Falha na fiscalização
A crise econômica, que começou com a quebra do Lehman Brothers, em 2008, transformou os bancos nos grandes vilões da crise global. O historiador britânico Niall Ferguson, afirmou em 2009: “Está muito claro que a crise financeira foi causada por um grosseiro erro de administração pelas pessoas que geriam os bancos”.
A escorregada do Barclays, HSBC e, agora, o Standard Chartered seriam apenas mais alguns deslizes dessa longa história de derrapadas do sistema financeiro. Os bancos espanhóis, por exemplo, foram socorridos com 30 bilhões de Euros para suportar a crise. Mas precisariam de até 62 bilhões. Centenas de bancos americanos e europeus quebraram após 2008 ou são vendidas a preços depreciados.
Para o colunista de economia do Financial Times, Martin Wolf, ex-integrante da Comissão Bancária Independente britânica, “os bancos hoje representam a encarnação do comportamento obcecado pelo lucro levado aos seus limites lógicos”.
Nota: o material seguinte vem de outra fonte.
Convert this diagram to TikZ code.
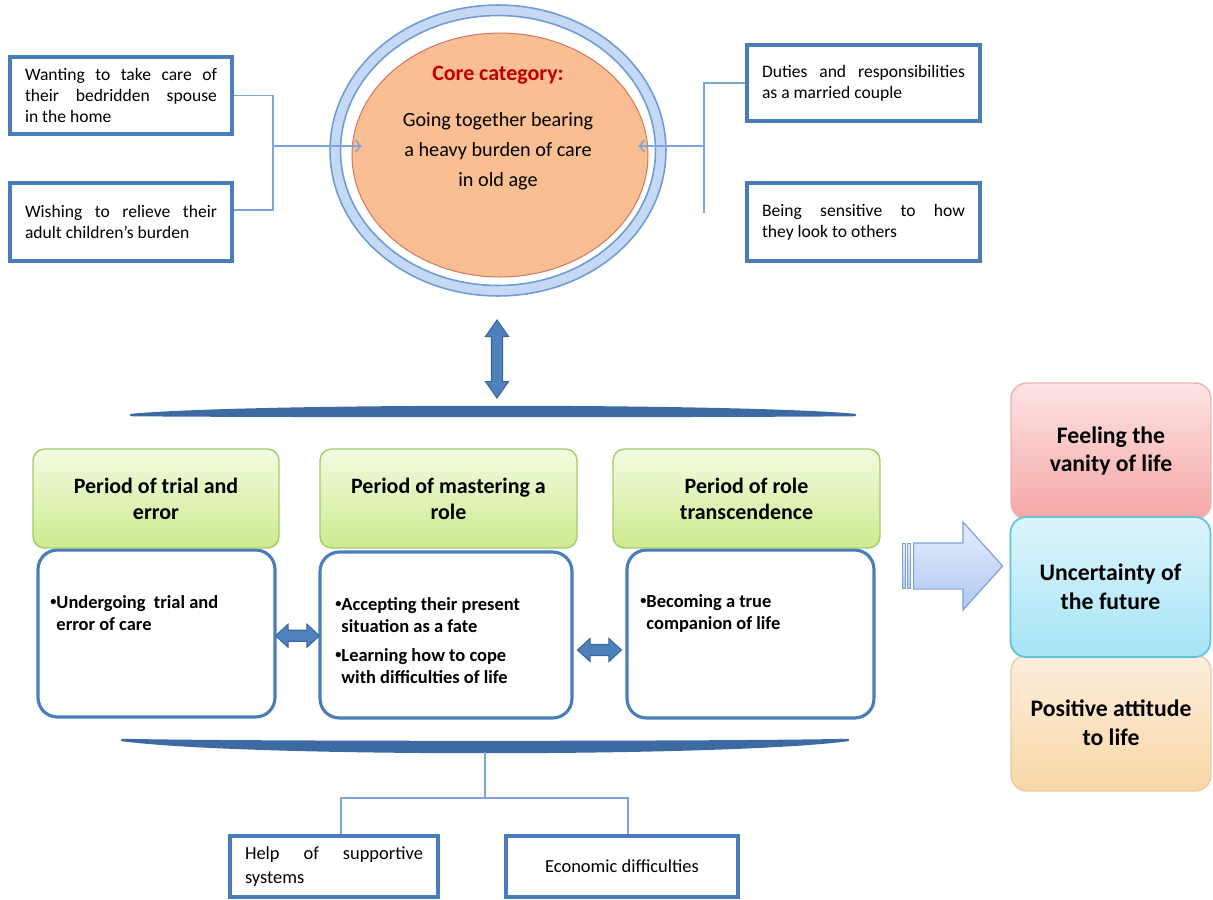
\documentclass[tikz,border=0pt]{standalone}
\usepackage{fontspec}
\setmainfont{Carlito}
\usetikzlibrary{shapes.geometric,shapes.arrows,arrows.meta,calc}

\definecolor{boxblue}{HTML}{4A7EBB}
\definecolor{connblue}{HTML}{7FA5D6}
\definecolor{arrowfill}{HTML}{4F81BD}
\definecolor{arrowline}{HTML}{3A659A}
\definecolor{ringfill}{HTML}{C6D9F4}
\definecolor{ringline}{HTML}{6F9BD6}
\definecolor{corefill}{HTML}{F9BE91}
\definecolor{coreline}{HTML}{D07A68}
\definecolor{corered}{HTML}{C00000}
\definecolor{greentop}{HTML}{F3FBE1}
\definecolor{greenbot}{HTML}{CCEB8E}
\definecolor{greenline}{HTML}{A5CB6B}
\definecolor{barblue}{HTML}{3E6AA3}
\definecolor{pinktop}{HTML}{FDE4E4}
\definecolor{pinkbot}{HTML}{F5A6A6}
\definecolor{pinkline}{HTML}{E9B4B4}
\definecolor{cyantop}{HTML}{DDF5FC}
\definecolor{cyanbot}{HTML}{A6E4F5}
\definecolor{cyanline}{HTML}{5FC3DF}
\definecolor{peachtop}{HTML}{FCEEDC}
\definecolor{peachbot}{HTML}{F9D7A6}
\definecolor{peachline}{HTML}{E6CBA4}
\definecolor{bigtop}{HTML}{E6EEFC}
\definecolor{bigbot}{HTML}{AEC7F0}
\definecolor{bigline}{HTML}{7FA2DA}

\newcommand\itembul{\raisebox{0.28ex}{\fontsize{7}{7}\selectfont\textbullet}}

\tikzset{
  smallbox/.style={draw=boxblue, line width=2pt, fill=white, inner sep=0pt, align=justify,
    font=\fontsize{10}{11.9}\selectfont},
  conn/.style={draw=connblue, line width=0.8pt},
  intip/.style={-{Straight Barb[length=3pt,width=7pt]}},
  period/.style={rounded corners=6.5pt, draw=greenline, line width=0.8pt, top color=greentop,
    bottom color=greenbot, align=center, minimum height=1.98cm, font=\bfseries\fontsize{12.5}{14.7}\selectfont},
  itembox/.style={rounded corners=11pt, draw=boxblue, line width=1.8pt, fill=white},
  itemtext/.style={anchor=north west, align=left, inner sep=0pt, font=\bfseries\fontsize{10.5}{12.5}\selectfont},
  outcome/.style={rounded corners=9pt, line width=0.8pt, align=center, minimum width=4cm,
    font=\bfseries\fontsize{13.5}{16.4}\selectfont},
  dblarrow/.style={double arrow, draw=arrowline, fill=arrowfill, line width=0.6pt, inner sep=0pt,
    inner ysep=0.1cm, double arrow head extend=0.12cm, double arrow tip angle=85, minimum height=0.88cm},
  bigarrow/.style={single arrow, draw=bigline, top color=bigtop, bottom color=bigbot, line width=0.7pt,
    inner sep=0pt, inner ysep=0.45cm, single arrow head extend=0.42cm, single arrow tip angle=96,
    minimum height=1.78cm}
}

\begin{document}
\begin{tikzpicture}[x=0.02cm, y=-0.02cm]
\useasboundingbox (0,0) rectangle (1213,899);

% core category
\node[ellipse, draw=ringline, fill=ringfill, line width=0.9pt, minimum width=6.72cm, minimum height=5.82cm] (ring) at (498,150.5) {};
\node[ellipse, draw=ringline, fill=white, line width=0.9pt, minimum width=6.3cm, minimum height=5.4cm] (ringin) at (498,150.5) {};
\node[ellipse, draw=coreline, fill=corefill, line width=0.6pt, minimum width=5.92cm, minimum height=4.88cm] (core) at (500,155) {};
\node[align=center, font=\fontsize{11.5}{17}\selectfont] (coretxt) at (498,128)
  {{\color{corered}\bfseries\fontsize{12.5}{15}\selectfont Core category:}\\[9pt]
   Going together bearing\\ a heavy burden of care\\ in old age};

% side boxes
\node[smallbox, minimum width=4.44cm, minimum height=1.54cm, text width=3.84cm] (lb1) at (121,95.5)
  {Wanting to take care of\linebreak their bedridden spouse\linebreak in the home};
\node[smallbox, minimum width=4.44cm, minimum height=1.56cm, text width=3.84cm] (lb2) at (121,222)
  {Wishing to relieve their\linebreak adult children's burden};
\node[smallbox, minimum width=4.66cm, minimum height=1.52cm, text width=4.06cm] (rb1) at (863.5,83)
  {Duties and responsibilities\linebreak as a married couple};
\node[smallbox, minimum width=4.66cm, minimum height=1.56cm, text width=4.06cm] (rb2) at (863.5,222)
  {Being sensitive to how\linebreak they look to others};

\coordinate (lj) at (273,146);
\coordinate (rj) at (704,146);
\coordinate (rend) at (704,213);
\draw[conn] (lb1.east) -| (lj) |- ($(lb2.east)+(0,-12)$);
\draw[conn, intip] (lj) -- ($(core.west)+(10,-9)$);
\draw[conn] (rb1.west) -| (rj) -- (rend);
\draw[conn, intip] (rj) -- ($(core.east)+(-10,-9)$);

% link to the periods
\node[dblarrow, rotate=90, minimum height=1.56cm, double arrow tip angle=70] (vlink) at (497,359) {};
\filldraw[barblue, line width=1.4pt, line join=round] (131,415) .. controls (250,404.3) and (735,404.3) .. (855,415)
  .. controls (735,416.3) and (250,416.3) .. cycle;

% periods
\node[itembox, minimum width=4.74cm, minimum height=3.34cm] (w1) at (156.5,633.5) {};
\node[itembox, minimum width=5.04cm, minimum height=3.32cm] (w2) at (446,635) {};
\node[itembox, minimum width=4.94cm, minimum height=3.36cm] (w3) at (750.5,634) {};
\node[period, minimum width=4.92cm] (g1) at (156,498.5) {Period of trial and\\ error};
\node[period, minimum width=5.14cm] (g2) at (448.5,498.5) {Period of mastering a\\ role};
\node[period, minimum width=5.34cm] (g3) at (746.5,498.5) {Period of role\\ transcendence};

\node[itemtext] (t1) at (50,595) {\itembul Undergoing\ \ trial and\\ \hphantom{\itembul}error of care};
\node[itemtext] (t2) at (335,597) {\itembul Accepting their present\\ \hphantom{\itembul}situation as a fate\\[4pt]
  \itembul Learning how to cope\\ \hphantom{\itembul}with difficulties of life};
\node[itemtext] (t3) at (640,594) {\itembul Becoming a true\\ \hphantom{\itembul}companion of life};

\node[dblarrow] (d12) at ($(w1.east)!0.5!(w2.west)+(0,1.5)$) {};
\node[dblarrow] (d23) at ($(w2.east)!0.5!(w3.west)+(0,15.5)$) {};

\filldraw[barblue, line width=1.4pt, line join=round] (122,740) .. controls (245,742.7) and (725,742.7) .. (848,740)
  .. controls (725,756) and (245,756) .. cycle;
\coordinate (bbar) at (485,752);

% conditions
\node[smallbox, minimum width=4.16cm, minimum height=1.22cm, text width=3.56cm,
  font=\fontsize{10.5}{13.6}\selectfont] (help) at (334,866.5) {Help of supportive\linebreak systems};
\node[smallbox, minimum width=4.64cm, minimum height=1.22cm, align=center,
  font=\fontsize{10.5}{13.6}\selectfont] (econ) at (622,866.5) {Economic difficulties};
\coordinate (bj) at (485,798);
\draw[conn] (bbar) -- (bj);
\draw[conn] ($(help.north)+(7,0)$) |- (bj) -| ($(econ.north)+(6,0)$);

% outcomes
\node[bigarrow, anchor=tail] (big) at (913,566) {};
\filldraw[draw=bigline, top color=bigtop, bottom color=bigbot, line width=0.5pt]
  ($(big.tail)+(-11,-22.5)$) rectangle ($(big.tail)+(-8,22.5)$)
  ($(big.tail)+(-6,-22.5)$) rectangle ($(big.tail)+(-3,22.5)$);

\node[outcome, draw=pinkline, top color=pinktop, bottom color=pinkbot, minimum height=2.72cm] (o1) at (1111,451) {Feeling the\\ vanity of life};
\node[outcome, draw=peachline, top color=peachtop, bottom color=peachbot, minimum height=2.72cm] (o3) at (1111,723) {Positive attitude\\ to life};
\node[outcome, draw=cyanline, top color=cyantop, bottom color=cyanbot, minimum height=2.8cm, line width=1pt] (o2) at (1110.5,587) {Uncertainty of\\ the future};
\end{tikzpicture}
\end{document}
Dennis Keleher, do Grupo Better Markets, citado em artigo do professor Simon Johnson, no New York Times , foi mais duro: “Os maiores bancos globais são incentivados a tapear os correntistas, incluindo tanto os indivíduos quanto as corporações não financeiras”. Ele completa, “a questão era o excesso de mentiras, e não a taxa em si”. O Financial Times,em editorial, também não poupou: “Os banqueiros envolvidos traíram uma importante faceta da confiança do público”.
Crises dão sinais. O rescaldo desses escândalos é o reconhecimento das autoridades reguladoras do Reino Unido em terem falhado na fiscalização, o que teria colaborado para agravar a crise. A investigação americana parece ter escancarado brechas graves na administração dessas grandes corporações financeiras e pelo que foi sinalizado, as autoridades dos EUA não estão dispostas a contemporizar. Muita gente, de Wall Street à City de Londres, já botou as barbas de molho. Ou pelo menos teve que desembolsar muitos dólares de multa nos cofres do Tesouro americano.